§ TO BE DONE
Begin at the top of the records below and return each line exactly through the line with "(astr) at (462,30)". Skip pictures.
** begin **
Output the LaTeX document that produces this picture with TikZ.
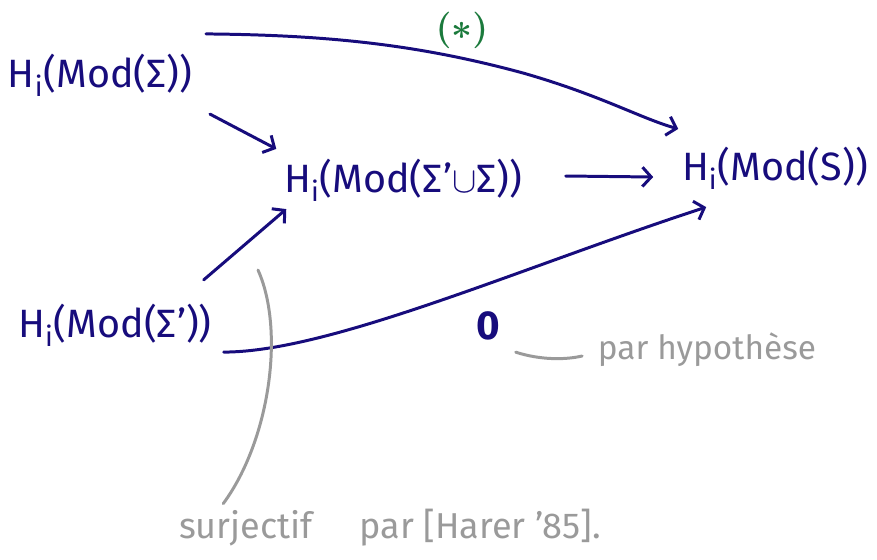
\documentclass[tikz,border=0pt]{standalone}
\usepackage{fontspec}
\setmainfont{Fira Sans}
\usetikzlibrary{arrows.meta,calc}
\definecolor{ink}{HTML}{170C7C}
\definecolor{star}{HTML}{1B7A3C}
\definecolor{note}{HTML}{9A9A9A}

\begin{document}
\begin{tikzpicture}[
    x=0.02cm,y=-0.02cm,
    grp/.style={text=ink,inner sep=2pt,font=\fontsize{22.5}{26}\selectfont},
    remark/.style={text=note,inner sep=2pt,font=\fontsize{19}{23}\selectfont},
    map/.style={draw=ink,line width=1.7pt,line cap=round,
        -{Straight Barb[length=5pt,width=11pt,line width=1.7pt]}},
    lead/.style={draw=note,line width=1.7pt,line cap=round},
  ]
  \useasboundingbox (0,0) rectangle (877,559);

  % ============================================================= GROUPS
  \node[grp] (modS)   at (100,75)  {H\textsubscript{i}(Mod(Σ))};
  \node[grp] (modU)   at (403,180) {H\textsubscript{i}(Mod(Σ'$\cup$Σ))};
  \node[grp] (modT)   at (775,168) {H\textsubscript{i}(Mod(S))};
  \node[grp] (modSp)  at (115,325) {H\textsubscript{i}(Mod(Σ'))};
  \node[grp,font=\fontsize{23}{27}\bfseries] (zero) at (488,326) {0};
  \node[text=star,inner sep=0pt,font=\fontsize{22}{26}\selectfont\boldmath]
    (astr) at (462,30) {$(\ast)$};

  % ============================================================= MAPS
  % (*) : flat start, then bending down onto H_i(Mod(S))
  \coordinate (bend) at (523,73);
  \draw[map] ($(modS.north east)+(10,-16)$)
    .. controls (330,35) and (420,45) .. (bend)
    .. controls (600,95) and (640,118) .. ($(modT.north west)+(0,-14)$);
  \draw[map] ($(modS.south east)+(14,14)$) -- ($(modU.north west)+(-4,-6)$);
  \draw[map] ($(modU.east)+(40,-4)$) -- ($(modT.west)+(-25,9)$);
  \draw[map] ($(modSp.north east)+(-12,-20)$) -- ($(modU.south west)+(6,4)$);
  \draw[map] ($(modSp.south east)+(8,2)$)
    .. controls (330,352) and (520,268) .. ($(modT.south west)+(28,14)$);

  % ============================================================= REMARKS
  \node[remark] (hyp)   at (707,350) {par hypothèse};
  \node[remark,font=\fontsize{20.5}{24}\selectfont] (harer) at (390,528)
    {surjectif\hspace{1.3em}par [Harer '85].};
  \coordinate (surj) at (258,270);

  \draw[lead] ($(zero.south east)+(12,8)$)
    .. controls (540,360) and (565,360) .. ($(hyp.west)+(-12,6)$);
  \draw[lead] (surj) .. controls (285,330) and (270,440)
    .. ($(harer.north west)+(48,-2)$);

\end{tikzpicture}
\end{document}
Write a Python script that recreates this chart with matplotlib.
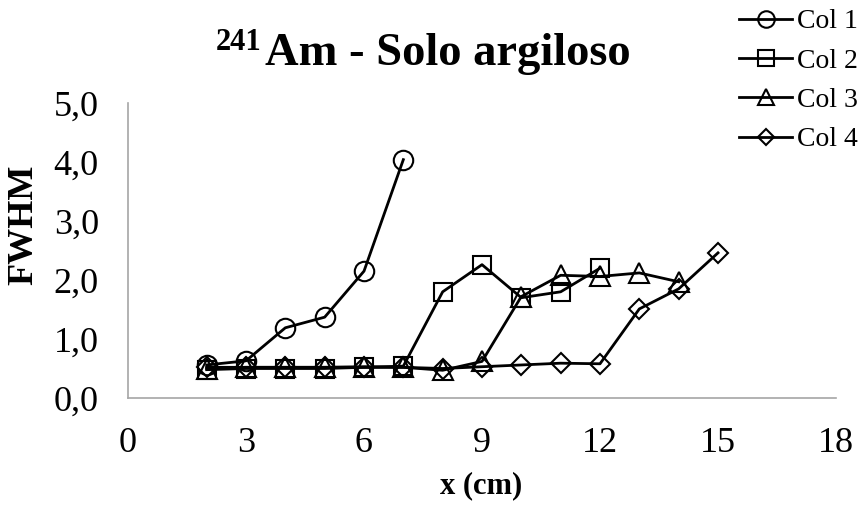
import matplotlib
matplotlib.use("Agg")
import matplotlib.pyplot as plt

plt.rcParams['font.family'] = ['Liberation Serif', 'DejaVu Serif']

# FWHM measured along the column depth (cm)
x_col1 = [2, 3, 4, 5, 6, 7]
fwhm_col1 = [0.56, 0.63, 1.19, 1.37, 2.15, 4.04]

x_col2 = [2, 3, 4, 5, 6, 7, 8, 9, 10, 11, 12]
fwhm_col2 = [0.48, 0.50, 0.50, 0.50, 0.52, 0.54, 1.80, 2.26, 1.70, 1.80, 2.20]

x_col3 = [2, 3, 4, 5, 6, 7, 8, 9, 10, 11, 12, 13, 14]
fwhm_col3 = [0.50, 0.52, 0.52, 0.52, 0.53, 0.52, 0.47, 0.62, 1.72, 2.08, 2.06, 2.12, 1.97]

x_col4 = [2, 3, 4, 5, 6, 7, 8, 9, 10, 11, 12, 13, 14, 15]
fwhm_col4 = [0.52, 0.52, 0.52, 0.52, 0.52, 0.52, 0.50, 0.53, 0.56, 0.59, 0.58, 1.51, 1.85, 2.46]

series_labels = ['Col 1', 'Col 2', 'Col 3', 'Col 4']
x_ticks = [0, 3, 6, 9, 12, 15, 18]
y_ticks = [0.0, 1.0, 2.0, 3.0, 4.0, 5.0]

W, H = 862, 508
fig = plt.figure(figsize=(W / 100, H / 100), dpi=100)
ax = fig.add_axes([128 / W, 1 - 398 / H, (836 - 128) / W, (398 - 103) / H])

styles = [
    dict(marker='o', markersize=14),
    dict(marker='s', markersize=13),
    dict(marker='^', markersize=14),
    dict(marker='D', markersize=10),
]
data = [(x_col1, fwhm_col1), (x_col2, fwhm_col2), (x_col3, fwhm_col3), (x_col4, fwhm_col4)]
for (xs, ys), lab, st in zip(data, series_labels, styles):
    ax.plot(xs, ys, color='black', linewidth=2.0, markerfacecolor='none',
            markeredgecolor='black', markeredgewidth=1.5, label=lab,
            clip_on=False, **st)

ax.set_xlim(0, 18)
ax.set_ylim(0, 5)
ax.set_xticks(x_ticks)
ax.set_xticklabels([str(v) for v in x_ticks])
ax.set_yticks(y_ticks)
ax.set_yticklabels([f"{v:.1f}".replace('.', ',') for v in y_ticks])
ax.tick_params(axis='both', length=0, labelsize=26)
ax.tick_params(axis='y', pad=21)
ax.tick_params(axis='x', pad=21)

for side in ('top', 'right'):
    ax.spines[side].set_visible(False)
for side in ('left', 'bottom'):
    ax.spines[side].set_color('#a6a6a6')
    ax.spines[side].set_linewidth(1.2)

# axis titles
fig.text(481 / W, 1 - 486 / H, 'x (cm)', ha='center', va='center',
         fontsize=22, fontweight='bold')
fig.text(24 / W, 1 - 225 / H, 'FWHM', ha='center', va='center',
         rotation=90, fontsize=26, fontweight='bold')

# chart title with superscripted mass number
fig.text(216 / W, 1 - 28 / H, '241', ha='left', va='top',
         fontsize=22, fontweight='bold')
fig.text(265 / W, 1 - 65 / H, 'Am - Solo argiloso', ha='left', va='baseline',
         fontsize=33.5, fontweight='bold')

fig.legend(loc='upper right', bbox_to_anchor=(858 / W, 1 - 9 / H), frameon=False,
           fontsize=20, handlelength=1.9, handletextpad=0.18, labelspacing=0.5,
           borderpad=0, borderaxespad=0, markerscale=0.85)

fig.savefig('out.png', dpi=100)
** end **
§ EXPECTED OUTPUT
Output the LaTeX document that produces this picture with TikZ.
\documentclass[tikz,border=0pt]{standalone}
\usepackage{fontspec}
\setmainfont{Fira Sans}
\usetikzlibrary{arrows.meta,calc}
\definecolor{ink}{HTML}{170C7C}
\definecolor{star}{HTML}{1B7A3C}
\definecolor{note}{HTML}{9A9A9A}

\begin{document}
\begin{tikzpicture}[
    x=0.02cm,y=-0.02cm,
    grp/.style={text=ink,inner sep=2pt,font=\fontsize{22.5}{26}\selectfont},
    remark/.style={text=note,inner sep=2pt,font=\fontsize{19}{23}\selectfont},
    map/.style={draw=ink,line width=1.7pt,line cap=round,
        -{Straight Barb[length=5pt,width=11pt,line width=1.7pt]}},
    lead/.style={draw=note,line width=1.7pt,line cap=round},
  ]
  \useasboundingbox (0,0) rectangle (877,559);

  % ============================================================= GROUPS
  \node[grp] (modS)   at (100,75)  {H\textsubscript{i}(Mod(Σ))};
  \node[grp] (modU)   at (403,180) {H\textsubscript{i}(Mod(Σ'$\cup$Σ))};
  \node[grp] (modT)   at (775,168) {H\textsubscript{i}(Mod(S))};
  \node[grp] (modSp)  at (115,325) {H\textsubscript{i}(Mod(Σ'))};
  \node[grp,font=\fontsize{23}{27}\bfseries] (zero) at (488,326) {0};
  \node[text=star,inner sep=0pt,font=\fontsize{22}{26}\selectfont\boldmath]
    (astr) at (462,30) {$(\ast)$};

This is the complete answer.